27 May 2022
We continue a series of publications in memory of the late Francis Greene (1936-2022) with this extract from Solovki. Labyrinth of Transformations by Yury Brodsky [2005-6]
Source: Yury Brodsky, ‘Solovki. Labirint preobrazhenii,’ Kultura i obshchestvo [almanac of the D. S. Likhachev Mezhdunarodony blagotvoritelny fond], issues 1-3, 2005-2006
The book variant of this text can be read here: Yu. A. Brodsky, Labirint preobrazhenii, Novaya gazeta, Moscow, 2017, pp448, ISBN 978-5-91147-027-2 [see page 370]

The English war photojournalist Francis Greene was, by all accounts, the first foreigner to set foot on the Solovetsky Islands after the closure of the Soviet prison camp there. Greene criss-crossed the whole world, filming wars and conflicts, adhering to the maxim of his legendary American colleague Robert Capa: ‘If your photographs aren’t good enough, you’re not close enough.’ Like the great Robert Capa, Francis despised marching in formation and soldiers who blindly follow orders. He repeatedly risked his life in an effort to strip away from the army its aura of romantic heroism.
Francis first visited the Solovki border zone under cover, back in Brezhnev’s time. We arrived from the mainland on a small steamboat, hiding what we were up to from the security forces and local snoops by pretending the Englishman was a guest from Soviet Estonia.
Our risky expedition’s skipper and smuggler-in-chief was the swashbuckling sailor and artist Sergei Malinovsky. When his grandmother was told in confidence that her guest had come from a capitalist foreign country, she surprised everyone by asking, ‘May I touch you?’, and stroked Greene’s shoulder.

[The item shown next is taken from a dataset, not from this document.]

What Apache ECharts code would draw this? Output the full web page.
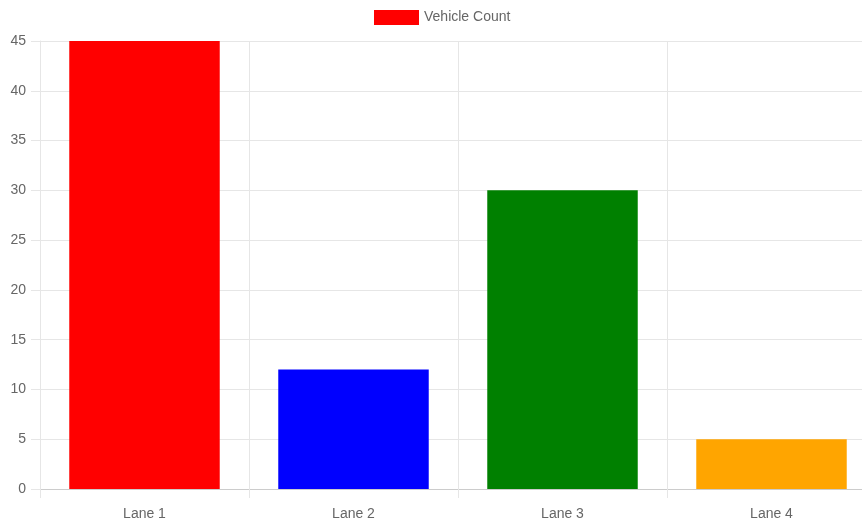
<!DOCTYPE html>
<html style="height: 100%">
<head>
  <meta charset="utf-8">
</head>
<body style="height: 100%; margin: 0; background: #fff; overflow: hidden">
  <div id="container" style="width: 880px; height: 523px"></div>
  <script type="text/javascript" src="https://cdn.jsdelivr.net/npm/echarts@6/dist/echarts.min.js"></script>
  <script type="text/javascript">
var lanes = ['Lane 1', 'Lane 2', 'Lane 3', 'Lane 4'];
var vehicleCounts = [45, 12, 30, 5];
var laneColors = ['#ff0000', '#0000ff', '#008000', '#ffa500'];

// the reference is cropped on the right, so the canvas is a bit wider than the window
var myChart = echarts.init(document.getElementById('container'));
var gridColor = '#e6e6e6';
var textColor = '#666';
var font = 'Liberation Sans, Arial, Helvetica, sans-serif';

var option = {
  backgroundColor: '#fff',
  animation: false,
  legend: {
    data: ['Vehicle Count'],
    left: 369,
    top: 5,
    icon: 'rect',
    itemWidth: 45,
    itemHeight: 15,
    itemGap: 8,
    textStyle: { color: textColor, fontSize: 14, fontFamily: font }
  },
  grid: { left: 40, top: 41, width: 836, height: 448 },
  xAxis: {
    type: 'category',
    data: lanes,
    axisLine: { lineStyle: { color: '#cccccc' } },
    axisTick: { show: true, length: 9, lineStyle: { color: gridColor } },
    splitLine: { show: true, lineStyle: { color: gridColor } },
    axisLabel: { color: textColor, fontSize: 14, fontFamily: font, margin: 18 }
  },
  yAxis: {
    type: 'value',
    min: 0,
    max: 45,
    interval: 5,
    axisLine: { show: true, lineStyle: { color: gridColor } },
    axisTick: { show: true, length: 9, lineStyle: { color: gridColor } },
    splitLine: { show: true, lineStyle: { color: gridColor } },
    axisLabel: { color: textColor, fontSize: 14, fontFamily: font, margin: 14 }
  },
  series: [{
    name: 'Vehicle Count',
    type: 'bar',
    barWidth: '72%',
    itemStyle: { color: laneColors[0] },
    data: vehicleCounts.map(function (v, i) {
      return { value: v, itemStyle: { color: laneColors[i] } };
    })
  }]
};

myChart.setOption(option);
  </script>
</body>
</html>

It was a very moving gesture that contrived to lift the tension at once, and helped establish a trusting friendship lasting many years.
Francis is a born explorer and tireless traveller who has taken in a succession of new places. He is in a position make any journey he fancies, and yet he has returned to the Solovetsky Islands over and over again.
He is the son of the famous writer, and by no means short of money, yet Greene’s everyday life is marked by modesty and unpretentiousness. He has the ability to find his bearings in unfamiliar surroundings with phenomenal accuracy, and to identify intuitively the right way to behave. He is an amateur aviator, and the owner of a medieval castle and wine cellars and God only knows what other expensive things, but working as a professional photographer on the islands, he has been content to stick with with his shabby but reliable automatic Nikon.
One time we stayed in a cabin on the shore of Starye Gorodki Bay, opposite a mysterious ancient pyramid that sticks out of the sea. Reindeer and hares came up, and we photographed them. We set a big bonfire, burning logs whitened by the salt water and washed up by the sea. Mushrooms grew in abundance around the cabin. I remember Francis asking us to fry each type of mushroom in a separate pot and not mix them. Then he spent quite some time tasting his own portion and making notes, sitting there by the fire. To this day I’m burning with curiosity to know how he described the taste in words.
There was a sanctuary on Mys Labirintov, near the pyramid and our cabin. Greene said he wanted to come back and photograph it from his aeroplane in raking light. He believed the labyrinths there were connected to Stonehenge by more than their outward appearance and the era in which they had been constructed.
Once, in a Christmas card, Francis Greene articulated in painstaking Russian the feelings Solovki aroused in him. ‘All over again, I’m missing the scent of your bonfires on Anzersky. Sit near the fire and you’ll feel the breathing of the world’s great mysteries.’